Ich hatte auch mal, wie du vor der Uni Angst hast, Angst vor der Schule. Jede abneigung, jeder Test, jede Note, das sah ich als etwas, das mich verletzt und prüft und abstmepelt und bewertet. Ich ging aus lauter angst vor Versagen gar nicht mehr hin., Ich schwänzte, erst einige Tage, dann einen Tag jede woche, dann ganze wochen lang. Irgendwann hab ich kapiert, dass es so nicht weiter gehen kann.
Und hab mich hingesetzt, und meine Angst auseinander genommen.
Wovor hatte ich Angst? Vor dem Versagen.
Woher kam sie? Weil ich schon einmal wiederholen musste, krankheitsbedingt, und es mir auch in diesem Jahr gesundheitlich sehr shclecht ging.
Tja, und dann hab ich an mir gearbeitet. Hab mich in den Ferien hingesetzt und in jedem Fach, wo ich shclecht war, selbstständig den Stoff wiederholt. Das war mühsam und zermürbend und unsagbar schwer, aber ich hab mich durchgebissen. Und mit jedem kleinen Erfolgserlebnis wuchs mein Selbstbewusstsein. Glichzeitig hab ich begonnen, mich mit meiner Vergangenheit und meiner Krankheit auseinander zu setzen und sie irgendwann einfach akzeptiert. Das konnte ich lange nicht, obwohl ich seit 15 Jahren daran leide.
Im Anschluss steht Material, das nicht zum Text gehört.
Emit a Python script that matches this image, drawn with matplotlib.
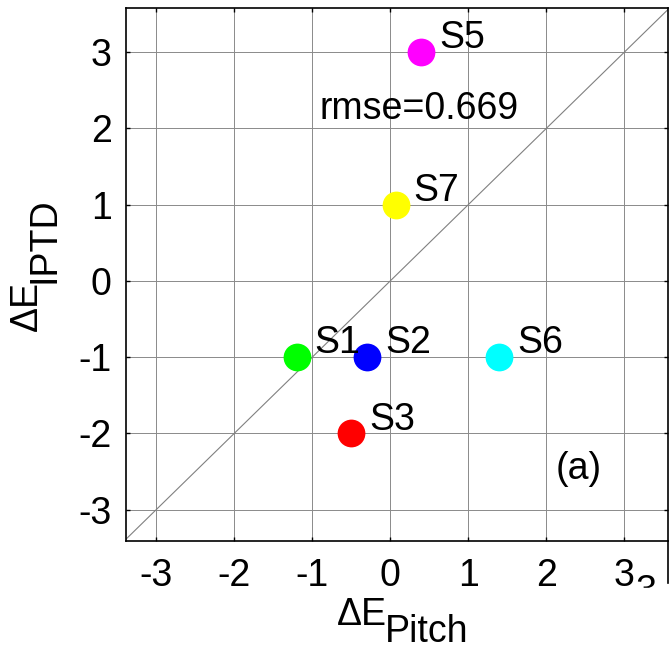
import numpy as np
import matplotlib
matplotlib.use('Agg')
import matplotlib.pyplot as plt
from matplotlib.lines import Line2D
from matplotlib.patches import Rectangle

plt.rcParams['font.family'] = ['Liberation Sans', 'DejaVu Sans']
plt.rcParams['axes.unicode_minus'] = False

# subjects: delta E from pitch vs delta E from IPTD
names = ['S1', 'S2', 'S3', 'S5', 'S6', 'S7']
d_pitch = [-1.2, -0.3, -0.5, 0.4, 1.4, 0.07]
d_iptd = [-1, -1, -2, 3, -1, 1]
colors = ['#00ff00', '#0000ff', '#ff0000', '#ff00ff', '#00ffff', '#ffff00']
ticks = [-3, -2, -1, 0, 1, 2, 3]
rmse_txt = 'rmse=0.669'
panel = '(a)'

FS = 27

fig = plt.figure(figsize=(6.71, 6.49), dpi=100)
ax = fig.add_axes([0.1873, 0.1664, 0.8082, 0.8213])

ax.set_xlim(-3.39, 3.56)
ax.set_ylim(-3.41, 3.58)
ax.set_xticks(ticks)
ax.set_yticks(ticks)
ax.grid(True, color='#8a8a8a', lw=0.7, ls='-')
ax.set_axisbelow(True)
ax.tick_params(direction='in', length=3, width=1, labelsize=FS,
               top=True, right=True, pad=12)
ax.tick_params(axis='y', pad=10)
for s in ax.spines.values():
    s.set_linewidth(1.2)

# identity line
ax.plot([-5, 5], [-5, 5], color='#808080', lw=0.8, zorder=2)

for n, x, y, c in zip(names, d_pitch, d_iptd, colors):
    ax.plot(x, y, 'o', color=c, markersize=20, markeredgewidth=0, zorder=3)
    ax.annotate(n, (x, y), xytext=(13, 10), textcoords='offset points',
                fontsize=FS, ha='left', va='center', zorder=4)

ax.text(-0.9, 2.26, rmse_txt, fontsize=FS, ha='left', va='center')
ax.text(2.41, -2.47, panel, fontsize=FS, ha='center', va='center')

# axis labels with full-size lowered subscripts
fig.text(337 / 671, 1 - 625 / 649, '\u0394E', fontsize=FS, ha='left', va='baseline')
fig.text(385 / 671, 1 - 642 / 649, 'Pitch', fontsize=FS, ha='left', va='baseline')
fig.text(45 / 671, 1 - 331 / 649, '\u0394E', fontsize=FS, rotation=90,
         ha='right', va='bottom')
fig.text(63 / 671, 1 - 283 / 649, 'IPTD', fontsize=FS, rotation=90,
         ha='right', va='bottom')

# clipped remnants at the lower right corner
fig.text(636 / 671, 1 - 574 / 649, '3', fontsize=FS, ha='left', va='top')
fig.add_artist(Rectangle((632 / 671, 0), 39 / 671, 1 - 588 / 649,
                         transform=fig.transFigure, color='white', zorder=10))
fig.add_artist(Line2D([668 / 671, 668 / 671], [1 - 541 / 649, 1 - 583 / 649],
                      transform=fig.transFigure, color='black', lw=1.2, zorder=11))

fig.savefig('out.png', dpi=100)
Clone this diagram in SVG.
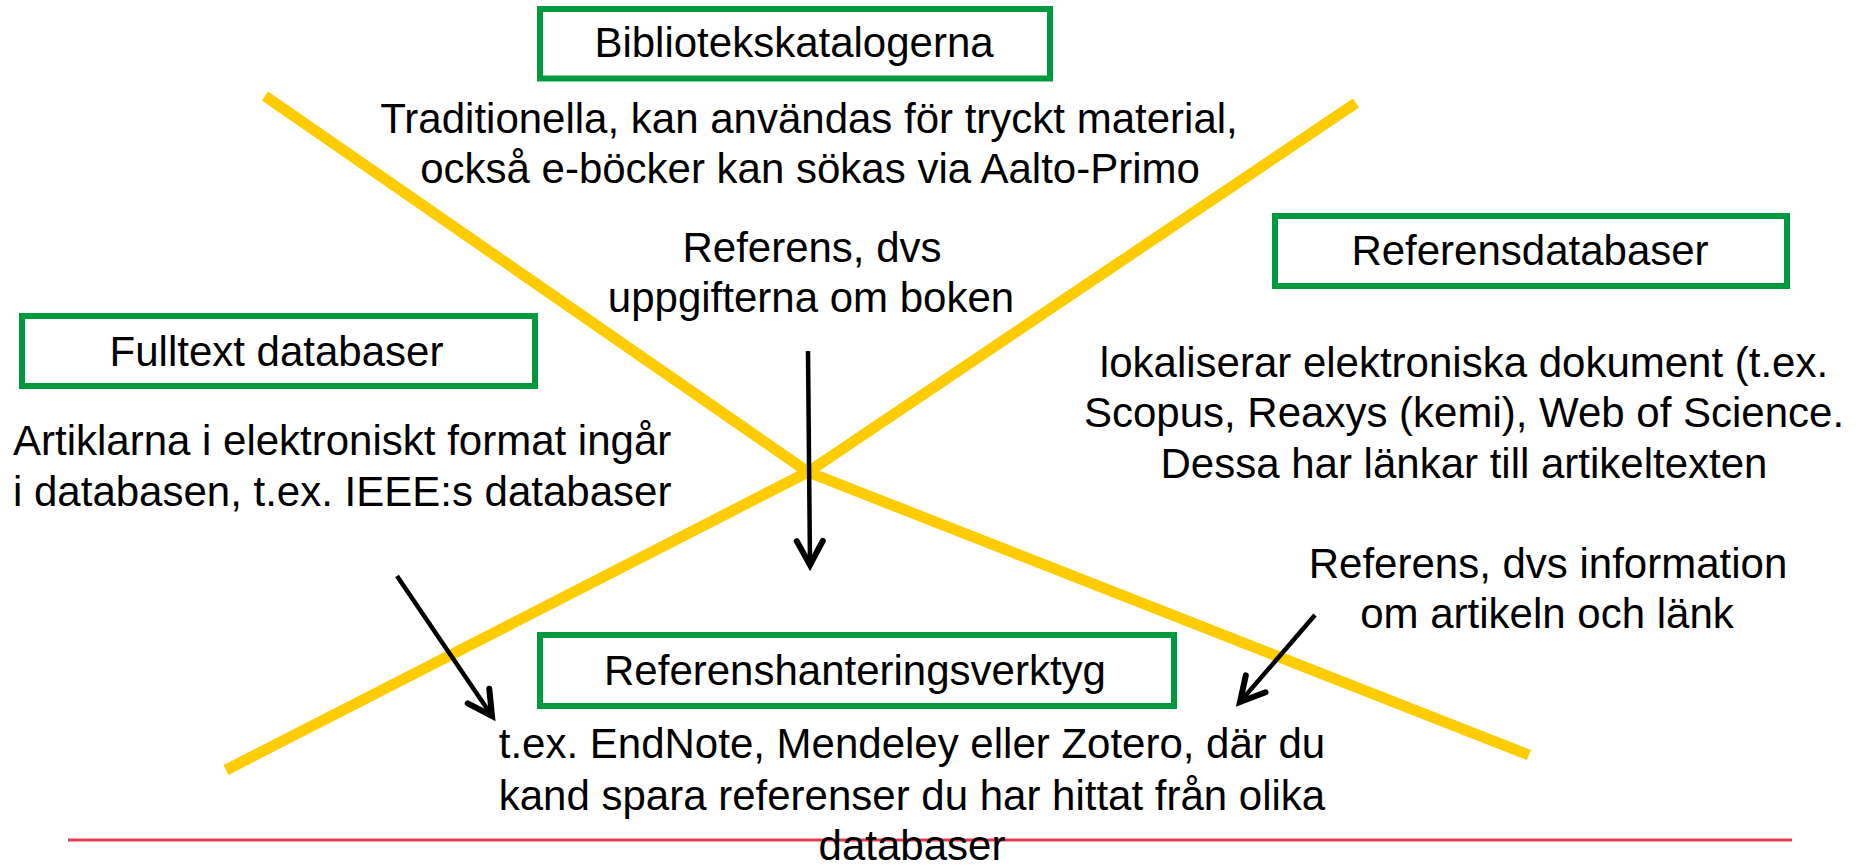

Aber mit einem Mal hab ich kapiert, dass keiner Schuld darna hat, am wenigsten ich, und, dass ich kein zweites Mal scheitern muss, bloß, weil es mir einmal passiert ist.
Tja, und nach diesen 2 Ferienwochen voller Selbsterkenntnis und Büffelei war ich super gut in der Schule, und Versagensängste hatte ich seitdem nie mehr.
Ich hab das damals ohne Therapeut geschafft, aber ich muss sagen, dass es mir diesmal mit Therapeut leichter gefallen ist, mit meinen Ängsten aufzuräumen, als damals ohne.